Favorites like the pimento cheese omelet and shrimp and grits lend a Southern twang to a music-filled Sunday brunch. The 7-year-old at our table couldn’t help but order the “pan purdue” style French toast. Would her young palate appreciate the homemade huckleberry compote and tangy crème fraîche toppings? Not so much (“Too sour, Mommy!”), but the toast itself—thick-cut with a pan-fried crunch—was worth every carby calorie.
Though I love comfort food as much as anyone, on this visit I was sold on the improbable: a Hangtown fry omelet. It’s been years since I’ve eaten a huge, brunchy egg dish, especially one with oysters—in summer. Despite our server’s enthusiastic pitch, this would be what I call one of my going on faith moves. The mental image of what I’d ordered wasn’t pretty: messy, indistinguishable bits and sauces with something egg-like buried underneath. What arrived instead was a perfectly reasonable portion of farm-fresh eggs, potato hash, pickled fennel and carrots, and the crunchy fried oysters with just a touch of creole mustard aioli.

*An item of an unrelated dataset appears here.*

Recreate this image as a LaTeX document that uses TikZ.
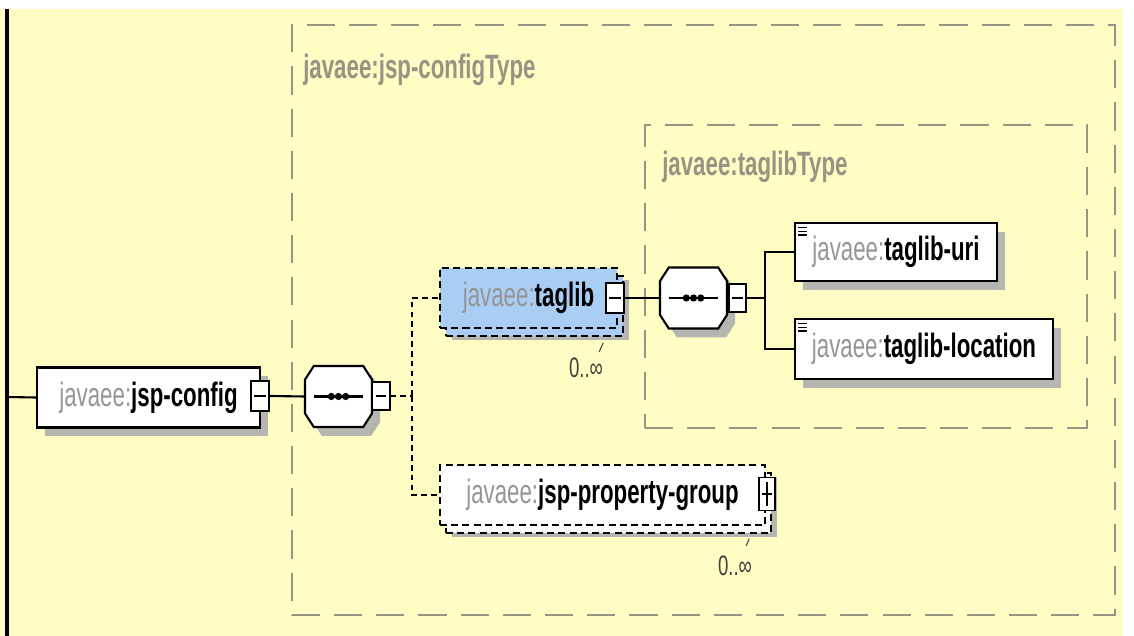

It’s not often that I’m so impressed with a restaurant, especially one with such big ambitions. But the folks at The Southern Gentleman not only made me fall in love all over again with Southerners, but even more to the point, with Southern cuisine.
3035 Peachtree Road N.E.,
Prices: Small plates: $6-$12. Salads and sandwiches: $6-$13. Large plates (including brunch entrées): $13-$28. Sweets: $5-$8.
Recommended dishes: Charred okra, PEI mussels in whiskey cream sauce, shrimp boil, Springer Mountain fried chicken, TSG burger, shrimp and grits, Hangtown fry omelet (Sunday brunch).
Bottom line: Reasonably priced, upscale Southern eats and drinks, and a staff that will lift the gloomiest of moods.